▶ [What needs to be done] Retype, with no alterations, every line between the one containing "Generate a web" and the one containing "const seriesValues = [colorHigh, colorFast, grayscale];", counting both of those lines too. Pictures are to be left out.

▶ [Input data]

++++++++

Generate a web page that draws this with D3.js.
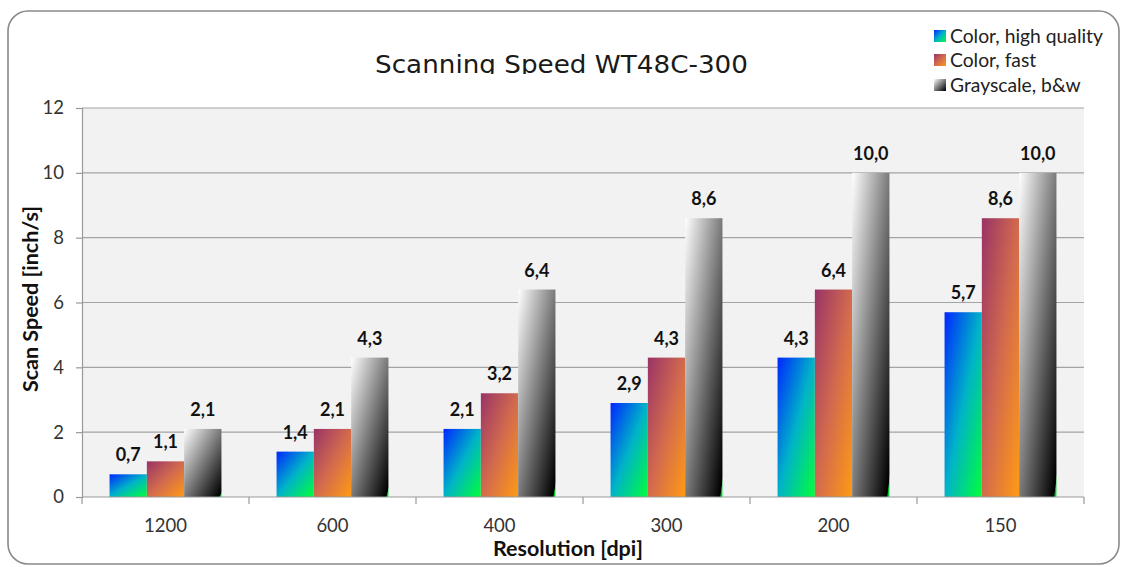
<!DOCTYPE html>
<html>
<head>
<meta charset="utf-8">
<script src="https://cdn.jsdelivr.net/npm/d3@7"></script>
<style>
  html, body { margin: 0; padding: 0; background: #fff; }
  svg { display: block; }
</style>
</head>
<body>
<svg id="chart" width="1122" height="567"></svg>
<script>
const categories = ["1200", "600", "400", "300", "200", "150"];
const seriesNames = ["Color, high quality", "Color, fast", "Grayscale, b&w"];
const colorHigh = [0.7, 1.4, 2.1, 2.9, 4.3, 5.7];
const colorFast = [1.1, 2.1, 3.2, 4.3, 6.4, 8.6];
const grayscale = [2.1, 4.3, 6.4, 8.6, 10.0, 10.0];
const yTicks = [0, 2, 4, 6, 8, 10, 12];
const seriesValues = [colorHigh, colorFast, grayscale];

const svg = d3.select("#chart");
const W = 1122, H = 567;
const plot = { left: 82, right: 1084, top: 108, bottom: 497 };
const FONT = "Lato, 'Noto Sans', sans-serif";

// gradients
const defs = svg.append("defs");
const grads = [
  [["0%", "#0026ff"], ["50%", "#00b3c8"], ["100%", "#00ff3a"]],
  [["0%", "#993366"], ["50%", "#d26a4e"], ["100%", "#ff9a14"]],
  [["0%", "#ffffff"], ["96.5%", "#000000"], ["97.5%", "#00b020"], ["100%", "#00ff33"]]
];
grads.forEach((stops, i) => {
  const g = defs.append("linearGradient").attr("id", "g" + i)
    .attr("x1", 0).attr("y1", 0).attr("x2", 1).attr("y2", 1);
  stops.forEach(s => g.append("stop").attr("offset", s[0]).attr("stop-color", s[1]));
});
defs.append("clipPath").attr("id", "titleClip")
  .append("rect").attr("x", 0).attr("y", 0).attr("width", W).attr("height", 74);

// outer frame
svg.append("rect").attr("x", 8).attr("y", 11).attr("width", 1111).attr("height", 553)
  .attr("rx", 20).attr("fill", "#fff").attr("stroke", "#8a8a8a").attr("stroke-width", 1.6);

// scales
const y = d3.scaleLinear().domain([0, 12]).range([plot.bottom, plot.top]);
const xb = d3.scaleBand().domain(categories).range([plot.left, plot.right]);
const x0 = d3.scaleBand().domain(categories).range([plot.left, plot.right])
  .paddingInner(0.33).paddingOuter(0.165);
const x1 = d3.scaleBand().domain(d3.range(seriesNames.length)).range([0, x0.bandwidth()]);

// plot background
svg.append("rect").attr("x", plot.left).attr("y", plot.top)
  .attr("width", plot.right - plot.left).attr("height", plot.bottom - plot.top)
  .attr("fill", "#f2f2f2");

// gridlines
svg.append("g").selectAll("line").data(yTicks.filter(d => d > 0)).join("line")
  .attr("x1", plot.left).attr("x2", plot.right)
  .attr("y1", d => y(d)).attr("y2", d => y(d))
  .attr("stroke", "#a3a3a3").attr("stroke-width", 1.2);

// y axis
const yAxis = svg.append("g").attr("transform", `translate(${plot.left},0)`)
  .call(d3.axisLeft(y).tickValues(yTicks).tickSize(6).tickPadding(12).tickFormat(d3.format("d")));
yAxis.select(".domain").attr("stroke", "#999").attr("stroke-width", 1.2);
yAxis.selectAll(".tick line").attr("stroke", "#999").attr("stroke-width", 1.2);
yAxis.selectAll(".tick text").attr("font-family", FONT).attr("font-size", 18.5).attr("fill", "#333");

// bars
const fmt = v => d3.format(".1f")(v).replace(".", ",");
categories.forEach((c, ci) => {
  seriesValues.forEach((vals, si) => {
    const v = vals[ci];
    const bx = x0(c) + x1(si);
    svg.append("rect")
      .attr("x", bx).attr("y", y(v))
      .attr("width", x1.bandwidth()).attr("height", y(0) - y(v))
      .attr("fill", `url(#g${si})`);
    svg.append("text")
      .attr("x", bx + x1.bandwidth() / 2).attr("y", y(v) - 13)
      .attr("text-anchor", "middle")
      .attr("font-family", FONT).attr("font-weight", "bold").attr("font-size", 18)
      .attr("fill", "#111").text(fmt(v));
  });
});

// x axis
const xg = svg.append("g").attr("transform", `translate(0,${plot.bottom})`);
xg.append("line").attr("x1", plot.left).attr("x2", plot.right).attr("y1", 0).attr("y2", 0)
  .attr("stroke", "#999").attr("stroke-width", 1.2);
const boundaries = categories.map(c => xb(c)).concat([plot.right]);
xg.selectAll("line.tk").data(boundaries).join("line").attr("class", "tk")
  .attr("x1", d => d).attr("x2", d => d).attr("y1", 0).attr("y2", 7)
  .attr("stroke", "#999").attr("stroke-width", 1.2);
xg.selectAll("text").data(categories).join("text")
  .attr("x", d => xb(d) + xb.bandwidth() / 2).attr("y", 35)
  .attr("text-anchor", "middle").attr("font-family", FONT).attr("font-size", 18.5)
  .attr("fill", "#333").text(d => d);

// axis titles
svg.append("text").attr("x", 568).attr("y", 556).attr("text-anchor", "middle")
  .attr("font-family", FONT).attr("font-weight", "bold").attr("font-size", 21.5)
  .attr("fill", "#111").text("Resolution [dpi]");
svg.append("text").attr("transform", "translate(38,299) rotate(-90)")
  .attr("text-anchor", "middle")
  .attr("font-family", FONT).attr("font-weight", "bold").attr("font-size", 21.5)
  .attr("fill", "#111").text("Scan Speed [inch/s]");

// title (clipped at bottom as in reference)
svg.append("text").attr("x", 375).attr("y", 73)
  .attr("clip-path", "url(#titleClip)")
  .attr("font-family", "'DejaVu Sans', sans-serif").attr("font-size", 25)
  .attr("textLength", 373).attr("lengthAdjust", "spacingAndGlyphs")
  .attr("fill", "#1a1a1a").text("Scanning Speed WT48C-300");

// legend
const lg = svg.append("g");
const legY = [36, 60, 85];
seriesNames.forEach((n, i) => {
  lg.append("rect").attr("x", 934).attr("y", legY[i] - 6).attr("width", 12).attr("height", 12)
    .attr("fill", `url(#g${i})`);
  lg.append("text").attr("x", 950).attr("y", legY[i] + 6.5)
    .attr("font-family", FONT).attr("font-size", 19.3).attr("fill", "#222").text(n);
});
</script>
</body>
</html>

++++++++

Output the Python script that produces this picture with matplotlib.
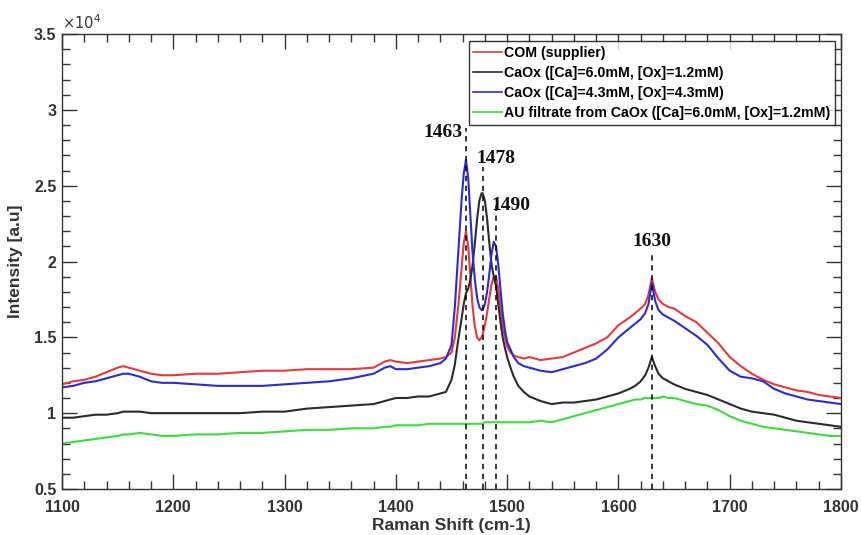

++++++++

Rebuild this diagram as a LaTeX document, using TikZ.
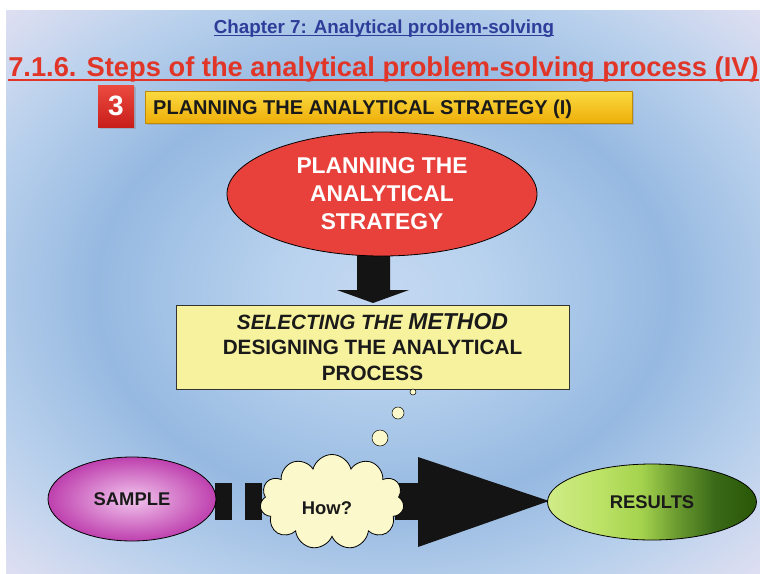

++++++++

▶ [Answer for this exercise]
Generate a web page that draws this with D3.js.
<!DOCTYPE html>
<html>
<head>
<meta charset="utf-8">
<script src="https://cdn.jsdelivr.net/npm/d3@7"></script>
<style>
  html, body { margin: 0; padding: 0; background: #fff; }
  svg { display: block; }
</style>
</head>
<body>
<svg id="chart" width="1122" height="567"></svg>
<script>
const categories = ["1200", "600", "400", "300", "200", "150"];
const seriesNames = ["Color, high quality", "Color, fast", "Grayscale, b&w"];
const colorHigh = [0.7, 1.4, 2.1, 2.9, 4.3, 5.7];
const colorFast = [1.1, 2.1, 3.2, 4.3, 6.4, 8.6];
const grayscale = [2.1, 4.3, 6.4, 8.6, 10.0, 10.0];
const yTicks = [0, 2, 4, 6, 8, 10, 12];
const seriesValues = [colorHigh, colorFast, grayscale];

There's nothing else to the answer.